Argentine ants are now known for many parts of Auckland and Northland, as well as Bay of Plenty, Hawke’s Bay, Wellington, Nelson 

The camp will be closed again from next week so that DoC can do a secondary bait laying process to make sure they are all dealt with.

Meanwhile, I (Bernice) have been to Auckland and back for a few days.  A trip which is around 5 1/2 hrs driving time each way, plus of course you have to allow more time for stops for refuelling both the car and driver as well as the odd traffic hold ups.  An interesting sight on the way down to Auckland was this convoy of three four wheel drive vehicles which were absolutely covered in mud.  

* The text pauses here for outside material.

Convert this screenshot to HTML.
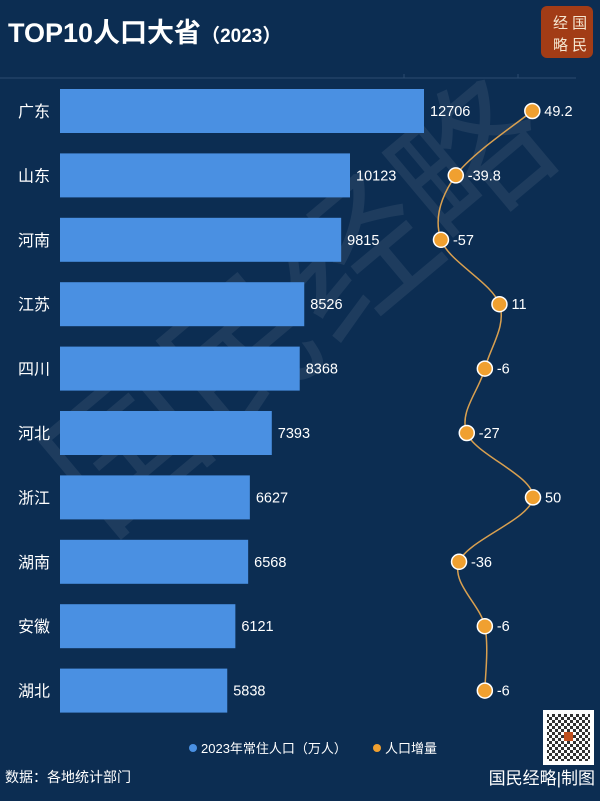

A muddy convoy which I followed from north of Kawakawa to where I turned off the motorway at Albany, a distance of over 200kms

Why was I doing this trip? Well, our son Antony had had a bit of a mishap whilst playing bubble soccer – yes, it is a ‘thing’ – with a group of mates on a weekend away in Queenstown.  Bubble soccer

Actually, it was a bit of a serious oops as it seems he has torn his MCL and ACL ligaments in his left knee. Ouch.   I went down to give him a hand with a few things and also to provide moral support when he went to see  the surgeon and make sure we asked all the right questions.  His leg is very swollen and bruised from above the knee right down to his foot, and of course rather painful.  But what I didn’t realise was that before he can have surgery to repair the damage, he has to have regained the full range of motion in his knee.  So today he starts physio.  

Meanwhile Mum did her thing, by washing, cleaning, tidying, cooking, shopping, transporting.    Oh and even a bit of ironing…some of the 17, yes that right, 17 shirts I ironed!!

Once I had done as much as I could it was back up to Rarawa. We have been fishing a few times off the beach with some success as well as a good failure when on one outing our line got caught on something and we lost all our traces, sinkers and hooks.  Luckily this all happened before I went to Auckland so I was able to call into the store to replace all the lost gear. 

But with days like this in the picture below, what could be nicer than spending an afternoon on the beach?

Somewhere out there is a kite, and of course some fish on our line too.